I would interpret the first twelve numbered sections of Mediator Dei as an introduction of sorts. We are still deep into an introduction of just what Pope Pius XII was hoping to accomplish with this message to the world’s bishops. In MD 3 he lays out more of the foundation, reminding Catholics of what is “given” in terms of Church teaching and understanding on the liturgy. So we are presented with the Mass, the other sacraments, and “daily prayer,” which I would take to mean the Divine Office. Let’s read:
3. In obedience, therefore, to her Founder’s behest, the Church prolongs the priestly mission of Jesus Christ mainly by means of the sacred liturgy. She does this in the first place at the altar, where constantly the sacrifice of the cross is represented[Cf. Council of Trent Sess. 22, c. 1] and with a single difference in the manner of its offering, renewed.[Cf. Council of Trent Sess. 22, c. 2] She does it next by means of the sacraments, those special channels through which men are made partakers in the supernatural life. She does it, finally, by offering to God, all Good and Great, the daily tribute of her prayer of praise. “What a spectacle for heaven and earth,” observes Our predecessor of happy memory, Pius XI, “is not the Church at prayer! For centuries without interruption, from midnight to midnight, the divine psalmody of the inspired canticles is repeated on earth; there is no hour of the day that is not hallowed by its special liturgy; there is no state of human life that has not its part in the thanksgiving, praise, supplication and reparation of this common prayer of the Mystical Body of Christ which is His Church!”[Encyclical Letter Caritate Christi, May 3, 1932]

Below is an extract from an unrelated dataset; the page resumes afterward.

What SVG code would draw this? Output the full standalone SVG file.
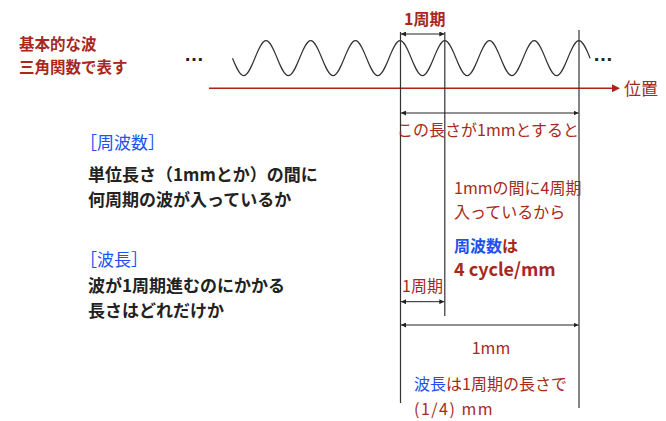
<svg xmlns="http://www.w3.org/2000/svg" width="666" height="421" viewBox="0 0 666 421">
<style>
text{font-family:"Noto Sans CJK JP","Noto Sans",sans-serif;font-size:16px}
.r{fill:#a8281c}
.b{fill:#2050f0}
.k{fill:#222}
.bold{font-weight:bold}
.lg{font-size:17px}
.dim{stroke:#222;stroke-width:1;fill:none}
.vl{stroke:#333;stroke-width:1.2;fill:none}
</style>
<defs>
<marker id="ah" viewBox="0 0 6 6" refX="6" refY="3" markerWidth="5" markerHeight="5" orient="auto-start-reverse" markerUnits="userSpaceOnUse">
<path d="M0,0 L6,3 L0,6 z" fill="#222"/>
</marker>
</defs>
<rect width="666" height="421" fill="#fff"/>
<g id="wave">
<path d="M232.5,58.2 C236.14,67.17 239.63,75.7 243.675,75.7 C251.815,75.7 257.885,40.7 266.025,40.7 S280.235,75.7 288.375,75.7 S302.585,40.7 310.725,40.7 S324.935,75.7 333.075,75.7 S347.285,40.7 355.425,40.7 S369.635,75.7 377.775,75.7 S391.985,40.7 400.125,40.7 S414.335,75.7 422.475,75.7 S436.685,40.7 444.825,40.7 S459.035,75.7 467.175,75.7 S481.385,40.7 489.525,40.7 S503.735,75.7 511.875,75.7 S526.085,40.7 534.225,40.7 S548.435,75.7 556.575,75.7 S570.785,40.7 578.925,40.7 C582.97,40.7 586.46,49.23 590.1,58.2" fill="none" stroke="#333" stroke-width="1.2"/>
<text x="184" y="61" style="font-family:'Liberation Sans',sans-serif;font-size:20px;font-weight:bold" class="k">…</text>
<text x="593" y="61" style="font-family:'Liberation Sans',sans-serif;font-size:20px;font-weight:bold" class="k">…</text>
</g>
<g id="axis">
<line x1="209" y1="88.3" x2="613" y2="88.3" stroke="#b0201a" stroke-width="1.6"/>
<polygon points="612,84.3 620,88.3 612,92.3" fill="#b0201a"/>
<text x="624" y="95" class="r lg">位置</text>
</g>
<g id="connectors">
<line class="vl" x1="400.5" y1="32" x2="400.5" y2="403"/>
<line class="vl" x1="444.8" y1="32" x2="444.8" y2="316"/>
<line class="vl" x1="579" y1="30" x2="579" y2="408"/>
<line class="dim" x1="401" y1="34" x2="444.3" y2="34" marker-start="url(#ah)" marker-end="url(#ah)"/>
<line class="dim" x1="401" y1="113" x2="578.5" y2="113" marker-start="url(#ah)" marker-end="url(#ah)"/>
<line class="dim" x1="401" y1="301.7" x2="444.3" y2="301.7" marker-start="url(#ah)" marker-end="url(#ah)"/>
<line class="dim" x1="401" y1="325" x2="578.5" y2="325" marker-start="url(#ah)" marker-end="url(#ah)"/>
</g>
<g id="title">
<text x="19" y="50" class="r bold" style="font-size:15.5px">基本的な波</text>
<text x="19" y="72.5" class="r bold" style="font-size:15.5px">三角関数で表す</text>
</g>
<g id="period-label">
<text x="404" y="24.5" class="r bold">1周期</text>
</g>
<g id="length-label">
<text x="397" y="136" class="r">この長さが1mmとすると</text>
</g>
<g id="freq-note">
<text x="454" y="194" class="r">1mmの間に4周期</text>
<text x="454" y="218" class="r">入っているから</text>
<text x="454" y="252" class="r bold"><tspan class="b">周波数</tspan>は</text>
<text x="454" y="276" class="r bold" style="font-size:18px">4 cycle/mm</text>
</g>
<g id="small-period">
<text x="402" y="292" class="r">1周期</text>
</g>
<g id="mm-label">
<text x="491" y="354" class="r" text-anchor="middle">1mm</text>
</g>
<g id="wavelength-note">
<text x="414" y="390" class="r"><tspan class="b">波長</tspan>は1周期の長さで</text>
<text x="414" y="414.5" class="r" letter-spacing="1.5">(1/4) mm</text>
</g>
<g id="freq-def">
<text x="80" y="149" class="b lg">［周波数］</text>
<text x="88" y="180.5" class="k bold lg">単位長さ（1mmとか）の間に</text>
<text x="88" y="206" class="k bold lg">何周期の波が入っているか</text>
</g>
<g id="wavelength-def">
<text x="80" y="265.5" class="b lg">［波長］</text>
<text x="88" y="291.5" class="k bold lg">波が1周期進むのにかかる</text>
<text x="88" y="316.5" class="k bold lg">長さはどれだけか</text>
</g>
</svg>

Two points on which I’d like to offer commentary:
I have no intention of disputing the representation of Good Friday, the notion of sacrifice is only a part of the entirety of the Paschal Mystery.
No mention here of Scripture, outside of the Psalms and Biblical canticles. Do you think God is worshiped only by explicit praise, and not by the proclamation of the Word? Or was this seen (and may still be to some extent) as a catechetical preface to the celebration of the sacraments?
Anything else on which you would like to comment?